Das heisst, wir müssen die Einzelfallperspektive überwinden und das grosse Ganze in den Blick nehmen. «Eine Sisyphus-Aufgabe» sei das, diagnostiziert Ullrich. Denn es bedeutet viel Schweiss ohne Preis. «Lerntheoretisch spricht alles dagegen, dass wir es schaffen, das richtige Muster nicht nur zu erkennen, sondern uns auch entsprechend zu verhalten», sagt der Professor für Sozialpsychologie an der Universität Zürich (UZH). Das liegt daran, dass wir nicht belohnt oder kaum belohnt werden, wenn wir das «Richtige» tun. Befriedigen wir jedoch unsere unmittelbaren Bedürfnisse – einen Abend mit Freunden verbringen oder am See flanieren –, feuern die Synapsen des Belohnungszentrums in unserem Gehirn aus allen Rohren. Diese Belohnung wirkt sich verstärkend auf das Verhalten aus (bitte mehr davon, wird uns zugeraunt). Gleichzeitig «versinkt das erstrebenswerte Muster der Enthaltsamkeit zum Wohl aller im geistigen Nebel», sagt Ullrich.
Solidarisch zu sein in Zeiten von Corona, bedeutet, die Erfüllung der eigenen Bedürfnisse zu verschieben, manchmal auf unbestimmte Zeit. «Dabei handelt es sich psychologisch betrachtet um einen Belohnungsaufschub», erklärt Ullrich.
Diese Art von Weit- und Einsicht fällt uns schwer.

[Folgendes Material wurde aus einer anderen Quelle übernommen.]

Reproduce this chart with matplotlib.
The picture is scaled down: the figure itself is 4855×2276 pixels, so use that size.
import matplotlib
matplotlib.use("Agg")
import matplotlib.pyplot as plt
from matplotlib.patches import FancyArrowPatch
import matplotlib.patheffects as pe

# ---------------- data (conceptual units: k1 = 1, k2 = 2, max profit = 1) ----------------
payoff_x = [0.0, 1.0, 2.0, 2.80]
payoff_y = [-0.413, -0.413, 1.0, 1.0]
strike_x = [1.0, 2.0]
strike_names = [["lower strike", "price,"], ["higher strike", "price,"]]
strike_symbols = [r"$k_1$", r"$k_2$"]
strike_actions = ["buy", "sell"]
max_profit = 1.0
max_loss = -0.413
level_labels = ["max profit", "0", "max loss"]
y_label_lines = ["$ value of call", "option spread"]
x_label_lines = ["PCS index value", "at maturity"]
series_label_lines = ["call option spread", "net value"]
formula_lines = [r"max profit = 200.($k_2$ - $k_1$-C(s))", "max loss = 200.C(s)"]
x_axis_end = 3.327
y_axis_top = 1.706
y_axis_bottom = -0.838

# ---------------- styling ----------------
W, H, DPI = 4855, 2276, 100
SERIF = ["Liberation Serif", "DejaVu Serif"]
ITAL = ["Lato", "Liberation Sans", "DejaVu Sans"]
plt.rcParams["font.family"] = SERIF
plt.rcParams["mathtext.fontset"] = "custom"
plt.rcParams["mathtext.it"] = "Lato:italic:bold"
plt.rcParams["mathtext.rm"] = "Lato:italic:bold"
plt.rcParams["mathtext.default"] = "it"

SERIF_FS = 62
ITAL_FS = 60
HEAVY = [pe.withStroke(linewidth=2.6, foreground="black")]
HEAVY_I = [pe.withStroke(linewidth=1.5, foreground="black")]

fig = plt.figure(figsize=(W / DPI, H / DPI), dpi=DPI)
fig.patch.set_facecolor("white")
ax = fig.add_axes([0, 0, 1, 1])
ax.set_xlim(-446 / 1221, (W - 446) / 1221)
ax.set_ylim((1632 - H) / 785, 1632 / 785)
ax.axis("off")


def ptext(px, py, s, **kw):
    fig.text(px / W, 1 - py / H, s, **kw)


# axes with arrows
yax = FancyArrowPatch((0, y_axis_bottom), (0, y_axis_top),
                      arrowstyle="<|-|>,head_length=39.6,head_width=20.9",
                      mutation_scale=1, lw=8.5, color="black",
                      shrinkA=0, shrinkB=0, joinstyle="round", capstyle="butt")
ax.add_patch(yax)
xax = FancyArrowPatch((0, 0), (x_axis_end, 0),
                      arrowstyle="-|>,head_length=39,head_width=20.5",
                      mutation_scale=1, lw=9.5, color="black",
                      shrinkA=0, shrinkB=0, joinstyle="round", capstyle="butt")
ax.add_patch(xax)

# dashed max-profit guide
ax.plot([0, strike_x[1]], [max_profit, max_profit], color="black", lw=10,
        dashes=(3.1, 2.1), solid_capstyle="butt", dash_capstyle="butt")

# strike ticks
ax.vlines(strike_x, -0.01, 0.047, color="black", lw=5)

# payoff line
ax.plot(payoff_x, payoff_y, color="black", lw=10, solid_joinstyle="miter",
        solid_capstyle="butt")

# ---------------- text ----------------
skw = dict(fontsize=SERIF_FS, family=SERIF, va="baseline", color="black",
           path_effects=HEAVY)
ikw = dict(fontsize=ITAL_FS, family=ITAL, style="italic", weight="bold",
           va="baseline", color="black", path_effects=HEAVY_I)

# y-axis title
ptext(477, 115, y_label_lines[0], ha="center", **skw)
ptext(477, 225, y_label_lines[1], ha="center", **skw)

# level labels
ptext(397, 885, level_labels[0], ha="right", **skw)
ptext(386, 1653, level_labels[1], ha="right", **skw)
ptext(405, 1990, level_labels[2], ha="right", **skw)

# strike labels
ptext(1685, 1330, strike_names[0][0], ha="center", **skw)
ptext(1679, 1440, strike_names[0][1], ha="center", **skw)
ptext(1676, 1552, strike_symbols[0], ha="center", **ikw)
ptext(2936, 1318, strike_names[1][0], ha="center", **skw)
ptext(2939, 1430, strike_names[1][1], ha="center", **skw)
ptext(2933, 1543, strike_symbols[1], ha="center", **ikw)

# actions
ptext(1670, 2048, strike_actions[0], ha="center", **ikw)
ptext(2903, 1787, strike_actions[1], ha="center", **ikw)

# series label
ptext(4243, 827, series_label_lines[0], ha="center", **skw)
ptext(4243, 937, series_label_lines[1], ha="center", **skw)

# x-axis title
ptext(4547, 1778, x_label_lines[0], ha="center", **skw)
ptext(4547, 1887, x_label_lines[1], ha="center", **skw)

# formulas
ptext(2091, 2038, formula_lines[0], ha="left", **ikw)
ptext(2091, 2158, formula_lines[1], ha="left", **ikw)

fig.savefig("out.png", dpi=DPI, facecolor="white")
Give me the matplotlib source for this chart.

Das hat damit zu tun, «dass wir von Natur aus kurzsichtig sind. Unsere hüpfende Aufmerksamkeit ist auf die Anforderungen im Hier und Jetzt ausgerichtet und nicht auf Dinge, die irgendwann in der Zukunft passieren könnten.» Oder auch nicht. Deshalb fällt es uns schwer, Belohnungen aufzuschieben. Seien das die berühmten Marshmallows, die Kinder vorgesetzt wurden, um zu testen, ob sie die sofortige Befriedigung ihrer Bedürfnisse (den Marshmallow zu essen) für einen künftigen Gewinn (später zwei davon zu bekommen) zurückstellen, oder der Verzicht auf eine Geldsumme, mit der Aussicht, später eine grössere zu erhalten.